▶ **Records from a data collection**

===

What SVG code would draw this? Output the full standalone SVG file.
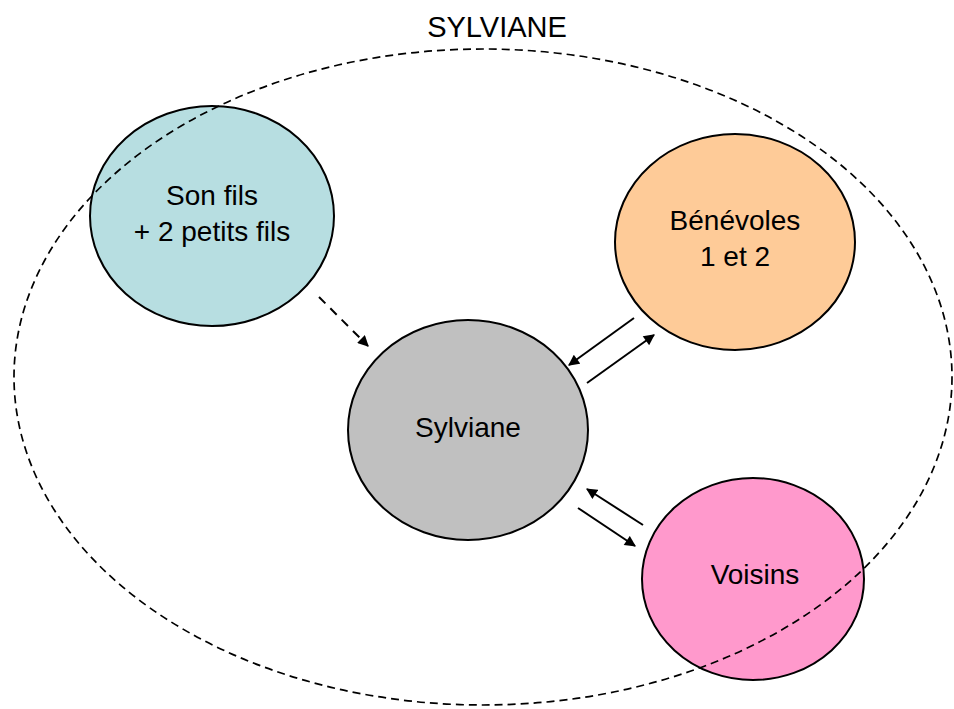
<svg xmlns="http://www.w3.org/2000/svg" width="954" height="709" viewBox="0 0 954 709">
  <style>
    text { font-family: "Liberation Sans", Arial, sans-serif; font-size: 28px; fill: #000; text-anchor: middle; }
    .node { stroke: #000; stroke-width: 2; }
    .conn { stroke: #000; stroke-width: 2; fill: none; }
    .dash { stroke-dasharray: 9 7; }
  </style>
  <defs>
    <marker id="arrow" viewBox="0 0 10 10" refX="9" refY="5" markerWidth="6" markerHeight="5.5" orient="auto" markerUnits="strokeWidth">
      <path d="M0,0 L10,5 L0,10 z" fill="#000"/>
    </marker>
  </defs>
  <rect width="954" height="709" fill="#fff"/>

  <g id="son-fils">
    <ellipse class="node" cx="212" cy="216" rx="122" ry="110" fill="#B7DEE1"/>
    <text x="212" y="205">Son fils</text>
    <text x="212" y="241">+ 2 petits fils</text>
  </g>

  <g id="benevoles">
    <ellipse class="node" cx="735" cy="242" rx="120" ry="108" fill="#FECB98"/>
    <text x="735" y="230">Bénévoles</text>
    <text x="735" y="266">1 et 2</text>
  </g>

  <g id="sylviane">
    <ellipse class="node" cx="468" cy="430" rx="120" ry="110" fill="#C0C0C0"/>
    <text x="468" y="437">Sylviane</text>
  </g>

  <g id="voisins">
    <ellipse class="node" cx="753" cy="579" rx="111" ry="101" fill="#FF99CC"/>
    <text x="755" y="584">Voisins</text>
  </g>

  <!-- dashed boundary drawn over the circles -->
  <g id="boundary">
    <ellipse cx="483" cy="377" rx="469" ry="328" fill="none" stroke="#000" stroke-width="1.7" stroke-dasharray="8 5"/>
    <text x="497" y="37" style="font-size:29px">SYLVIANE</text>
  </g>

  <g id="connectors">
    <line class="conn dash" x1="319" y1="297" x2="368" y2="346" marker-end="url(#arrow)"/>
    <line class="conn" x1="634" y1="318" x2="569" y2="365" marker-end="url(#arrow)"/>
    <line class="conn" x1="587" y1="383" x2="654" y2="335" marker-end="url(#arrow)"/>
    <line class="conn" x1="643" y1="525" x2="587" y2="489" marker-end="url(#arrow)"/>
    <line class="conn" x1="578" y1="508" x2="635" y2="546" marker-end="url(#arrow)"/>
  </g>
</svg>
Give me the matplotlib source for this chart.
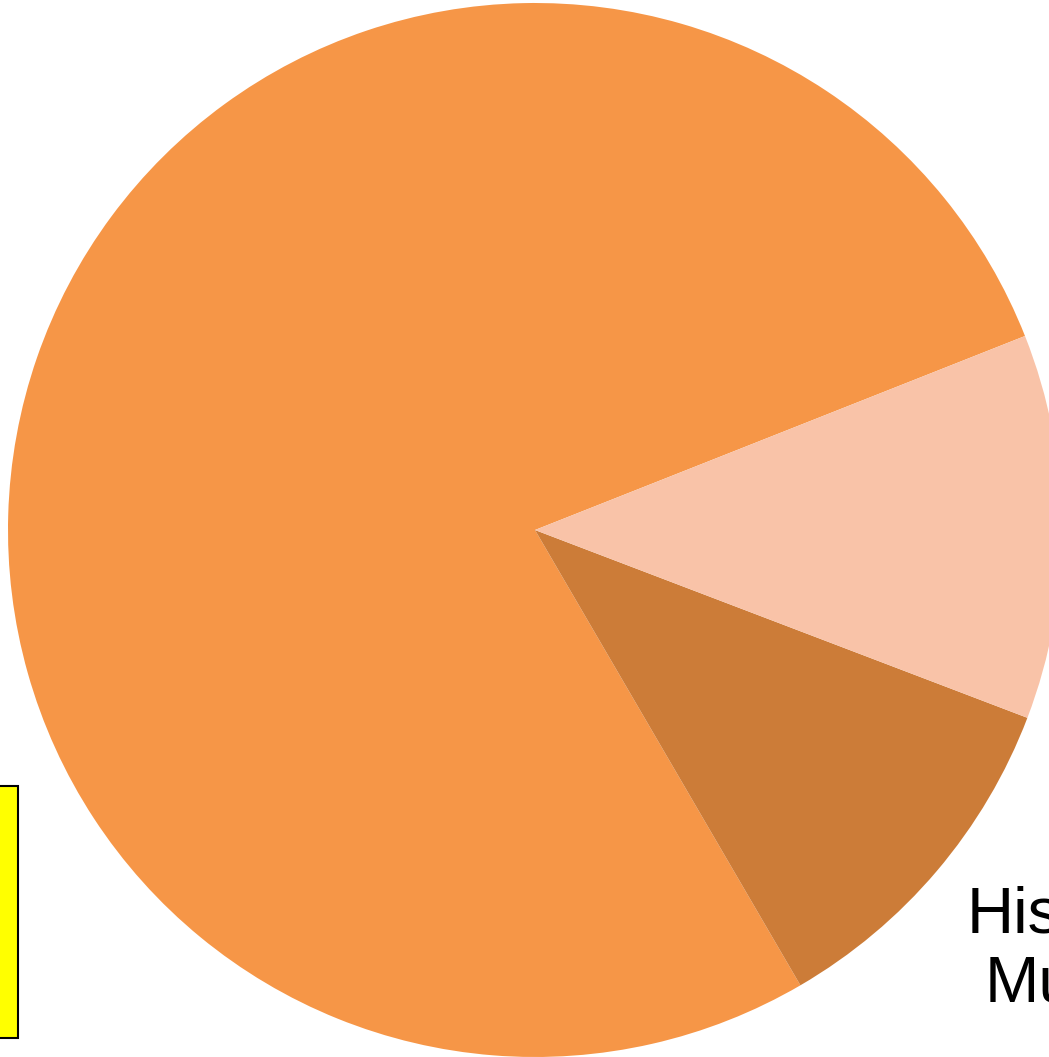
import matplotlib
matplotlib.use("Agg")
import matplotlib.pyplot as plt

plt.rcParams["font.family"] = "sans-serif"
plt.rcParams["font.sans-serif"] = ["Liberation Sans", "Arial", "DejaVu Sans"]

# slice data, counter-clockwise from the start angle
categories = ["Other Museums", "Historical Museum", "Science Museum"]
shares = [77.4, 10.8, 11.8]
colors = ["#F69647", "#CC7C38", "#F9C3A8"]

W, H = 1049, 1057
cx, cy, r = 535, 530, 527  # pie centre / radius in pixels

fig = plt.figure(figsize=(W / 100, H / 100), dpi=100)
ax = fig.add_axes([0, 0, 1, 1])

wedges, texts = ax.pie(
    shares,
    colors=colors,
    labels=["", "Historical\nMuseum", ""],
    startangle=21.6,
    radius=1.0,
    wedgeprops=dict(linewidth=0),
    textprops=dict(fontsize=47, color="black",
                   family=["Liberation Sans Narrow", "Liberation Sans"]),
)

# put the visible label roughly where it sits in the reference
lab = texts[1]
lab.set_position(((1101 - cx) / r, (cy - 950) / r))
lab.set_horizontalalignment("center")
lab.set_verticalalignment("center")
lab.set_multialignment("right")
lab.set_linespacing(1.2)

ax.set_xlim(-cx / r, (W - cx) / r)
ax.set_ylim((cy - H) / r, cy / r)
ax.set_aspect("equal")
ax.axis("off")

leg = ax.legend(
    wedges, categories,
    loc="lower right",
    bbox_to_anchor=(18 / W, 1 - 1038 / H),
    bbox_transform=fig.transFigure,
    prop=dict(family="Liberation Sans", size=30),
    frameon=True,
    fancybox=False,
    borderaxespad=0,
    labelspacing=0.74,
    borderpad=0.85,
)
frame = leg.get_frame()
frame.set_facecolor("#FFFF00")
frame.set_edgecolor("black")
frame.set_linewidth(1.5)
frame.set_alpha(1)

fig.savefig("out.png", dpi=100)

===

From the records given above, reproduce all text exactly and exclude each picture.

▶ **Full output**
What SVG code would draw this? Output the full standalone SVG file.
<svg xmlns="http://www.w3.org/2000/svg" width="954" height="709" viewBox="0 0 954 709">
  <style>
    text { font-family: "Liberation Sans", Arial, sans-serif; font-size: 28px; fill: #000; text-anchor: middle; }
    .node { stroke: #000; stroke-width: 2; }
    .conn { stroke: #000; stroke-width: 2; fill: none; }
    .dash { stroke-dasharray: 9 7; }
  </style>
  <defs>
    <marker id="arrow" viewBox="0 0 10 10" refX="9" refY="5" markerWidth="6" markerHeight="5.5" orient="auto" markerUnits="strokeWidth">
      <path d="M0,0 L10,5 L0,10 z" fill="#000"/>
    </marker>
  </defs>
  <rect width="954" height="709" fill="#fff"/>

  <g id="son-fils">
    <ellipse class="node" cx="212" cy="216" rx="122" ry="110" fill="#B7DEE1"/>
    <text x="212" y="205">Son fils</text>
    <text x="212" y="241">+ 2 petits fils</text>
  </g>

  <g id="benevoles">
    <ellipse class="node" cx="735" cy="242" rx="120" ry="108" fill="#FECB98"/>
    <text x="735" y="230">Bénévoles</text>
    <text x="735" y="266">1 et 2</text>
  </g>

  <g id="sylviane">
    <ellipse class="node" cx="468" cy="430" rx="120" ry="110" fill="#C0C0C0"/>
    <text x="468" y="437">Sylviane</text>
  </g>

  <g id="voisins">
    <ellipse class="node" cx="753" cy="579" rx="111" ry="101" fill="#FF99CC"/>
    <text x="755" y="584">Voisins</text>
  </g>

  <!-- dashed boundary drawn over the circles -->
  <g id="boundary">
    <ellipse cx="483" cy="377" rx="469" ry="328" fill="none" stroke="#000" stroke-width="1.7" stroke-dasharray="8 5"/>
    <text x="497" y="37" style="font-size:29px">SYLVIANE</text>
  </g>

  <g id="connectors">
    <line class="conn dash" x1="319" y1="297" x2="368" y2="346" marker-end="url(#arrow)"/>
    <line class="conn" x1="634" y1="318" x2="569" y2="365" marker-end="url(#arrow)"/>
    <line class="conn" x1="587" y1="383" x2="654" y2="335" marker-end="url(#arrow)"/>
    <line class="conn" x1="643" y1="525" x2="587" y2="489" marker-end="url(#arrow)"/>
    <line class="conn" x1="578" y1="508" x2="635" y2="546" marker-end="url(#arrow)"/>
  </g>
</svg>
Give me the matplotlib source for this chart.
import matplotlib
matplotlib.use("Agg")
import matplotlib.pyplot as plt

plt.rcParams["font.family"] = "sans-serif"
plt.rcParams["font.sans-serif"] = ["Liberation Sans", "Arial", "DejaVu Sans"]

# slice data, counter-clockwise from the start angle
categories = ["Other Museums", "Historical Museum", "Science Museum"]
shares = [77.4, 10.8, 11.8]
colors = ["#F69647", "#CC7C38", "#F9C3A8"]

W, H = 1049, 1057
cx, cy, r = 535, 530, 527  # pie centre / radius in pixels

fig = plt.figure(figsize=(W / 100, H / 100), dpi=100)
ax = fig.add_axes([0, 0, 1, 1])

wedges, texts = ax.pie(
    shares,
    colors=colors,
    labels=["", "Historical\nMuseum", ""],
    startangle=21.6,
    radius=1.0,
    wedgeprops=dict(linewidth=0),
    textprops=dict(fontsize=47, color="black",
                   family=["Liberation Sans Narrow", "Liberation Sans"]),
)

# put the visible label roughly where it sits in the reference
lab = texts[1]
lab.set_position(((1101 - cx) / r, (cy - 950) / r))
lab.set_horizontalalignment("center")
lab.set_verticalalignment("center")
lab.set_multialignment("right")
lab.set_linespacing(1.2)

ax.set_xlim(-cx / r, (W - cx) / r)
ax.set_ylim((cy - H) / r, cy / r)
ax.set_aspect("equal")
ax.axis("off")

leg = ax.legend(
    wedges, categories,
    loc="lower right",
    bbox_to_anchor=(18 / W, 1 - 1038 / H),
    bbox_transform=fig.transFigure,
    prop=dict(family="Liberation Sans", size=30),
    frameon=True,
    fancybox=False,
    borderaxespad=0,
    labelspacing=0.74,
    borderpad=0.85,
)
frame = leg.get_frame()
frame.set_facecolor("#FFFF00")
frame.set_edgecolor("black")
frame.set_linewidth(1.5)
frame.set_alpha(1)

fig.savefig("out.png", dpi=100)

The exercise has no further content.